Loyal Equipments AGM’24 Notes
- Margins: Drop in GM in recent years due to increase in RM costs. Going forward expect ebitdm to grow to 22-23% with increasing scale
- Order Book: In good shape, have good order book in place (15-20% higher YoY) but last 1-2 months is down due to elections but will pick up.
- The recurring annual contract with Linde Engineering for 20Cr/annually will end in 2025 and it will get reviewed and mostly get renewed. The contract was to provide Modular Skids.
- Modular Package/Skid is the major product which the other competitors don’t provide so have an advantage in here and the market is shifting towards modular skid.
- Product Mix (FY’24):
- Modular skid/package: 30-40%
- Heat exchangers: 40%
- Auxilary Skids: 10%
- Pressure Vessels: 10%
- Expansion Plan: UAE office will be completed in 6 months.
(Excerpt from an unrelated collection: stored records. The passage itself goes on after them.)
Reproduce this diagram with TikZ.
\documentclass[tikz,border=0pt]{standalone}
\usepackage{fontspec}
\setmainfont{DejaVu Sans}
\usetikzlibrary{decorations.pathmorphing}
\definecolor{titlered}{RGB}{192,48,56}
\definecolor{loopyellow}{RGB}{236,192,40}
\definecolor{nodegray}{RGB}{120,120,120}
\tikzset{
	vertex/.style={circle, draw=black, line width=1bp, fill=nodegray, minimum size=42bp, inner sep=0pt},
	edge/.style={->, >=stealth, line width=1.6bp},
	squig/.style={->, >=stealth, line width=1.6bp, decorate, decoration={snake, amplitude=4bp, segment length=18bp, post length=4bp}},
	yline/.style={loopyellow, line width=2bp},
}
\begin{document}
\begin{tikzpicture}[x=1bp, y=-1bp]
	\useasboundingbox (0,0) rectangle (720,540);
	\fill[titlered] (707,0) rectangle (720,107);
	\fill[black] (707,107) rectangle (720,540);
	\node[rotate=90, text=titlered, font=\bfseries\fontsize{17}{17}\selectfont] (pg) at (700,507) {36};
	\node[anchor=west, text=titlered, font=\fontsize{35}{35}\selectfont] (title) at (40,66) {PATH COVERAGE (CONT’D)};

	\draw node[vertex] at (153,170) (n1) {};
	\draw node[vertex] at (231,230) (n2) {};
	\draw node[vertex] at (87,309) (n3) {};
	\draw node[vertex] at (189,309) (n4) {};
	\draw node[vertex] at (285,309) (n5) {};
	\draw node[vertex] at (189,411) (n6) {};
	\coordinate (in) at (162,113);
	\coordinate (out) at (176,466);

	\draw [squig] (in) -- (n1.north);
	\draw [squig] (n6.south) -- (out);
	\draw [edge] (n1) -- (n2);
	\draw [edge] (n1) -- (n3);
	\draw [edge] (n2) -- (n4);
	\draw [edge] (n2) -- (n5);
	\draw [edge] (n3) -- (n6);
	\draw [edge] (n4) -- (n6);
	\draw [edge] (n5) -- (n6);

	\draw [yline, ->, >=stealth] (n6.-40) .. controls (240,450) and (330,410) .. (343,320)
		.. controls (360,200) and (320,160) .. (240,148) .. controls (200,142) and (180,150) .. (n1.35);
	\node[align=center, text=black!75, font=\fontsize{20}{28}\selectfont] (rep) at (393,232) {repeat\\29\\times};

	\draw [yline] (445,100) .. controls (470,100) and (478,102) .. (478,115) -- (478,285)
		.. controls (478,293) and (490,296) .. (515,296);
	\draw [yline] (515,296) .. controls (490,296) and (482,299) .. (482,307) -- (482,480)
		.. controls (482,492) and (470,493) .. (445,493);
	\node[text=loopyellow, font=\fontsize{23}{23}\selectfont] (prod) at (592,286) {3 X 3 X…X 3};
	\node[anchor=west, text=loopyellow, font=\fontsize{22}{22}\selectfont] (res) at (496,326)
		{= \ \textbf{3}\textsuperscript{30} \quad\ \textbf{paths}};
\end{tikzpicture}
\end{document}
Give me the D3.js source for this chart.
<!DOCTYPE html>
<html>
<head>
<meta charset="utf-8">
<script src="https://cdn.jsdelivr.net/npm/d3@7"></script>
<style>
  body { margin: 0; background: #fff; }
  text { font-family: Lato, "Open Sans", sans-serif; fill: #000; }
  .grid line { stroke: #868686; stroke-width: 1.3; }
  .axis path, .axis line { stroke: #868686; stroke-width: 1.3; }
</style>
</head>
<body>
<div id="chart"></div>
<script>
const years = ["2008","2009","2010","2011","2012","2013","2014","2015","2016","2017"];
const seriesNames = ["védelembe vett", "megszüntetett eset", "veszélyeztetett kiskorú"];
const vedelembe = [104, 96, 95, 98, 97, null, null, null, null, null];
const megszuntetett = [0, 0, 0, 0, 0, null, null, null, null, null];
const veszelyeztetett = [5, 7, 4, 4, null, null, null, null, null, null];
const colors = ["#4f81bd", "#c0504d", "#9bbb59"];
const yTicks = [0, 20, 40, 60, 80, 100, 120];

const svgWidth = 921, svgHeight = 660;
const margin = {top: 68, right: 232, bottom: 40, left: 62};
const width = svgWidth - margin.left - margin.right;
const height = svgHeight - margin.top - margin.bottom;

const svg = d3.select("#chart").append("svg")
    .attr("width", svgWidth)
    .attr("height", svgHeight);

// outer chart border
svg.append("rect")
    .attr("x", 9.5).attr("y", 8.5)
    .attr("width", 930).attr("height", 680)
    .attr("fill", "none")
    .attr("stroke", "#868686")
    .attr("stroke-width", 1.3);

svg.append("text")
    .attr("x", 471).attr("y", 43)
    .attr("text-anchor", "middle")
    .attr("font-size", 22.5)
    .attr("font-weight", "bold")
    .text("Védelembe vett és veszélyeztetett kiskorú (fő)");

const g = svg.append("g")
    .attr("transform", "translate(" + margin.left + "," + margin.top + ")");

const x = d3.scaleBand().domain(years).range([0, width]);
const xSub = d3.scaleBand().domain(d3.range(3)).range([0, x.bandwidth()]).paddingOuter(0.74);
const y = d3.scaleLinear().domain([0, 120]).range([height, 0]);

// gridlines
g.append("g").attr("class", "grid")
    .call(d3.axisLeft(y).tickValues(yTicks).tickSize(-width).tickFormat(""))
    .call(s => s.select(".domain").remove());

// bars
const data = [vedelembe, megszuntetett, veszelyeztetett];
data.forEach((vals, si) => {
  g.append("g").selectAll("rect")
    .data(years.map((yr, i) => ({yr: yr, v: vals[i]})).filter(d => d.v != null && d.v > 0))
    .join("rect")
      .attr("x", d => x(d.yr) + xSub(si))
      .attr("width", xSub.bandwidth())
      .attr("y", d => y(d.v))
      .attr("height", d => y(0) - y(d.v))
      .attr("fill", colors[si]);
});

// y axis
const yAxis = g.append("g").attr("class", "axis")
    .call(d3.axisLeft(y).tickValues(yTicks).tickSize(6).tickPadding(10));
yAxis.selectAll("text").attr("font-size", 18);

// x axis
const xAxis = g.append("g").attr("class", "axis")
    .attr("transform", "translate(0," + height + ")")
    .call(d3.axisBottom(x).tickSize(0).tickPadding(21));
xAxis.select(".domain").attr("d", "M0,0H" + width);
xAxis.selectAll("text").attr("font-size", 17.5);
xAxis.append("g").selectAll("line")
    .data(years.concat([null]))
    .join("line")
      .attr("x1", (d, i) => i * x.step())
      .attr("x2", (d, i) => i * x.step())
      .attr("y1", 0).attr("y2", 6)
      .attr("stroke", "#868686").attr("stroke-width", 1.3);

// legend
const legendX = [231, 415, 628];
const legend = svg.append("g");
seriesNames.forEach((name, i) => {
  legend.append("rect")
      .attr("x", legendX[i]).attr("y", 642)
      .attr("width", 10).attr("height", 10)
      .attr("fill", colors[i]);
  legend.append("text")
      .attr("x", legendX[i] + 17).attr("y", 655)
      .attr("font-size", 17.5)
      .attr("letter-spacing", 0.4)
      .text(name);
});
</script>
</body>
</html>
Already in USA doing sales & marketing and now will add a manufacturing plant in USA on the demand of a customer which might start by FY26-27.
Key Concerns:
-
Dependency on contracts/orderbook, top client (Linde) if doesn’t renew contract then revenues could be impacted too
-
Competitive Intensity: There is no differentiation in products and the other key players in market are at a bigger scale/are more established. And according to Loyal equipments their MOAT/differentiation keeping them in the market is their product mix – they claim no one else supplies Modulary Skids but once competition starts supplying then revenues could be hit pretty bad as contribution is very high ~50%
-
Working capital intensive business – Loyal’s revenue is dependent on large project by the user industry and typically the delivery period may vary from 30-150 days. If we look at its overall working capital days it remains between 100-200 days. These will also depend on dispatches during the year end.